After exporting function hash values of previously-analyzed IDBs, we are able to compare an unknown sample with the DB by running fn_fuzzy.py on IDA. The “Compare” command provides several options for performance and similarity threshold. The performance-related options are below:

compare with only analyzed functions

The option limits a comparison to the analyzed functions according to a flag information in the DB stored on “Export” command execution.

compare with only IDBs in the specified folder

the folder path

This option restricts a comparison to the functions of the IDBs in the specified folder path.

function code size comparison criteria (0-100)

Each function hash comparison will target only functions with similar sizes. The default value is 40, which means a comparison with only 60%-140% sized functions.

Once the “Compare” command is finished, the summary tab of the comparison result will be added to the IDA GUI. The tab contains a list of the SHA256 hash value of a binary file and its IDB path with the similar functions.

Figure 5: fn_fuzzy summary tab

In order to check the details per IDB, double-click one of the lines. Then an additional tab will be displayed.

Figure 6: similarity details tab for a specific IDB

The primary function shows the functions in the opened IDB and the secondary analyzed function means the analyzed functions with the highest ssdeep score to the primary ones in the double-clicked IDB.

fn_fuzzy detects similar functions matching with one of the following conditions:

  • function similarity score threshold (0-100) without CFG match

Functions whose ssdeep scores are more than the threshold will be detected even if the CFG (Machoc) hashes are not matched. Default is 50.

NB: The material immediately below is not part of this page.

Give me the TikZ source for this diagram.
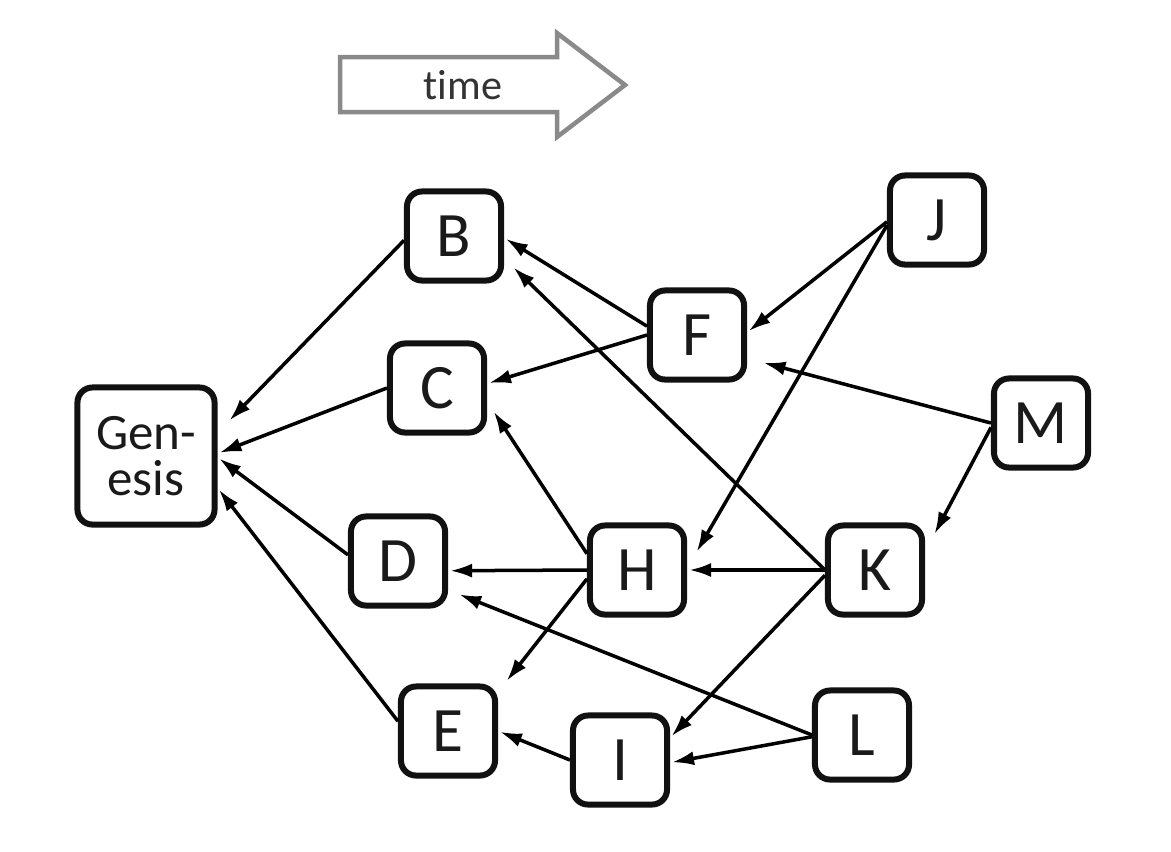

  • function similarity score threshold (0-100) with CFG match

Functions whose ssdeep scores are more than the threshold will be detected if the CFG hashes are matched. Default is 10.

  • function code size threshold evaluated by only CFG match

Functions whose code sizes are more than the threshold will be detected if the CFG hashes are matched. Default is 0x100 (256) bytes.

In the example below,  all conditions are included.

Figure 7: example of detected similar functions

By right-clicking on a similarity details tab and selecting Import function name and prototype, we are able to import the information to primary functions.

Figure 8: importing function names and prototypes

If structure types in a function prototype to import are not defined in the opened IDB, fn_fuzzy will ask to import type information from the source (secondary) IDB after a warning dialog.

Figure 9: dialog asking to import type information

After importing, the primary function names will be updated automatically.

Figure 10: imported function names

And function prototypes will be imported as well. It’s useful to execute IDA AppCall.

Figure 11: imported function prototype

Wrap-up

In this article, TAU described how to use fn_fuzzy, a fast and lightweight function-level binary diffing tool. fn_fuzzy focuses on a fast triage for large sets of IDBs and depends on just two kinds of fuzzy hash values (ssdeep and Machoc) to detect similarities, thus the accuracy is not as good as BinDiff and Diaphora. TAU recommends to utilize fn_fuzzy to narrow down the most similar and analyzed IDBs before the one-on-one diffing.